Recorded on: July 22, 2016
Air Date: August 15, 2016
Did you ever wonder why one local street is being spruced up with a topcoat of pavement, while another appears to be crumbling through neglect? Have you ever asked what became of the much ballyhooed plan to upgrade your favorite park? In this program, Kurt Corey, the Executive Director of Eugene’s Public Works Division, will bring you up to speed on plans and priorities for infrastructure development. His goal is to provide some insight into how his division identifies and evaluates problems and sets priorities for solving them.
To set the context, he’ll begin with a summary of the most recent comprehensive assessment of the nation’s major infrastructure categories, published by the American Society of Civil Engineers (ASCE) every four years.
Using a simple A to F school report card format, the ASCE report awards grades for current infrastructure conditions and makes recommendations for improvement. Since 1998, the nation’s grades have been near failing due to delayed maintenance and underinvestment across most categories. Overall, grades fall below C; in the newest report the GPA inched up just slightly to D+ average from a D in the previous report. While the modest progress is encouraging, it is clear that we have a significant backlog of overdue maintenance across our infrastructure systems, a pressing need for modernization, and an immense obligation to create reliable, long-term funding sources to establish a more promising infrastructure legacy. Corey will report the results for Eugene in particular and Oregon more generally, in comparison with national infrastructure conditions.

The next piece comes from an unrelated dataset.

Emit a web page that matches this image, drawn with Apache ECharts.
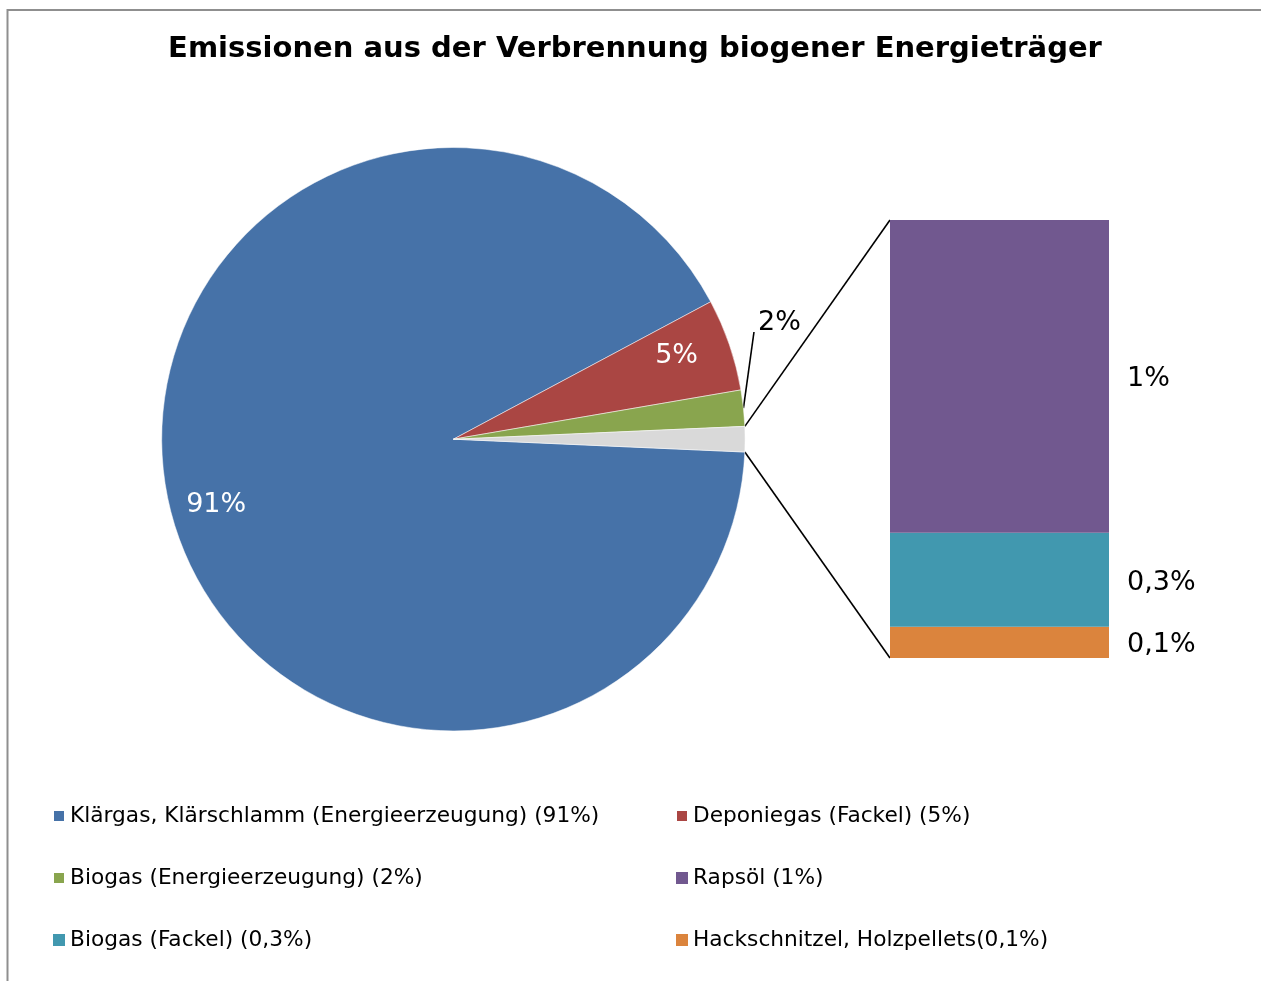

Corey oversees the Eugene Public Works Department’s six operating divisions, with more than 400 employees. The department is responsible for planning, constructing, maintaining, and operating Eugene’s streets, bridges, sidewalks, bike paths, traffic control devices, street lights, drainage, water quality and related natural resources systems, wastewater collection and treatment facilities, Eugene Airport facilities, urban forests, and park facilities. Corey joined the City of Eugene staff in 2001, having previously worked for fifteen years for in Billings, Montana as City Engineer and Public Works Director. He has more than 35 years of total public works experience. He holds degrees from Carroll College in Helena, Montana, and from Oregon State University. He is licensed to practice engineering and land surveying in Montana and Oregon.